Maarten, concerning WWS size information I can say that using "arraydsp -m" you can get only WWS Ratio (despite of firmware version), but using "logprint -t perf" you can obtain a lot of info, that also includes the following information:

Raid 1 capacity = 21185920
Write cache size = 41418752
Working set size = 12107392

Actually I don't know what is write cache of 41 GB here, but WWS size and RAID1 can easily be extracted.

Speaking of firmware version, previously we had HP32 version and now it was upgraded to HP60 (with applying appropriate patch to hp-UX). But nothing changes since firmware upgrade. Both of our controllers running HP60 now.

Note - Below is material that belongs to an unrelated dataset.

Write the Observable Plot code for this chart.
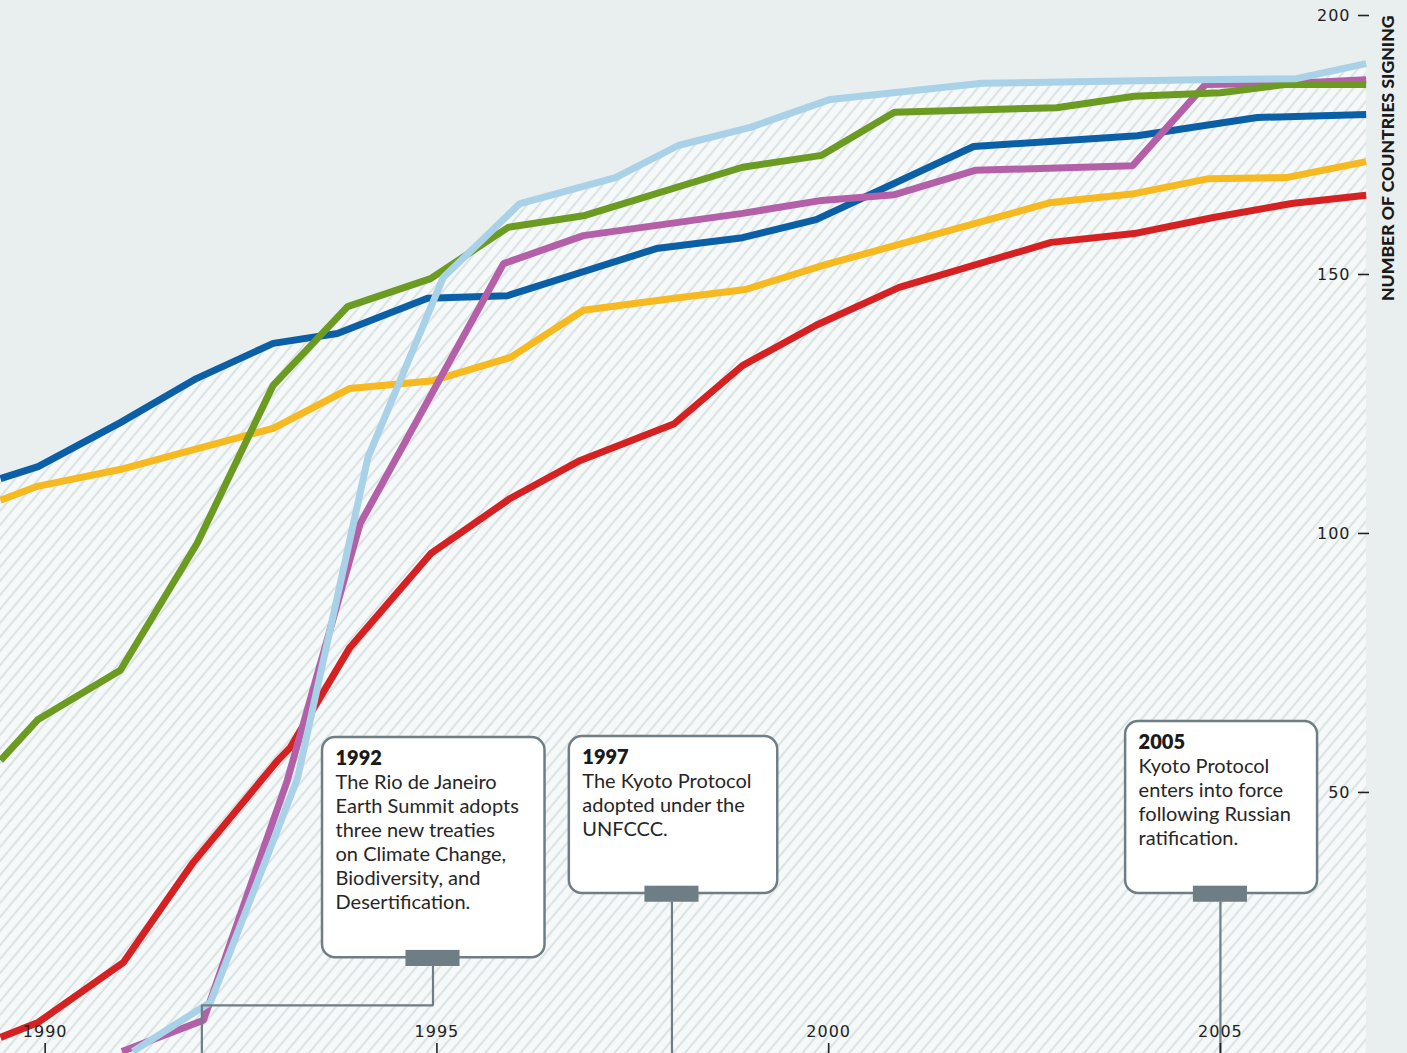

Today I've tried to pull-off one of the drives (which gave us errors) and after some time plugged it back. RAID1 size before plugging was constantly between 0 and 10 MB.
It's strange but since that change RAID1 size start to rise gradually and now it over 105 MB.
But the problem remains because I dont know what caused such a low value of RAID1 size. And it could happen in the future. So far I suspect some controller hardware fail, although error logs for controllers are empty, so it could be a bug.

Maarten van Maanen
Regular Advisor

Re: Dramatic decrease in RAID 0/1 space

The write cache size is the cache on your controller.
I would by know suggest you contact your HP dealer with your problem and give him the data you collected. It might after all be the disk that gave you errors before. If you do find the cause, I would like to know about it.

Re: Dramatic decrease in RAID 0/1 space

If I can interject something here also. If your database application issues FUA's it is possible the array is cooperating (skipping cache and may be influencing your metrics). The latest ARMserver patches PHCO_21309 for 10.20 and PHCO_21435 for 11.0 (and probably superceded now) include an enhancement to allow the array to ignore Forced Unit Access commands. When patched issue command:
arraymgr -J Normal (arrayid)
then command:
arraydsp -s
to see that Simplified Resiliency Setting=Normal and Forced Unit Access Response=0
...the array performs much better when it is allowed to use its cache.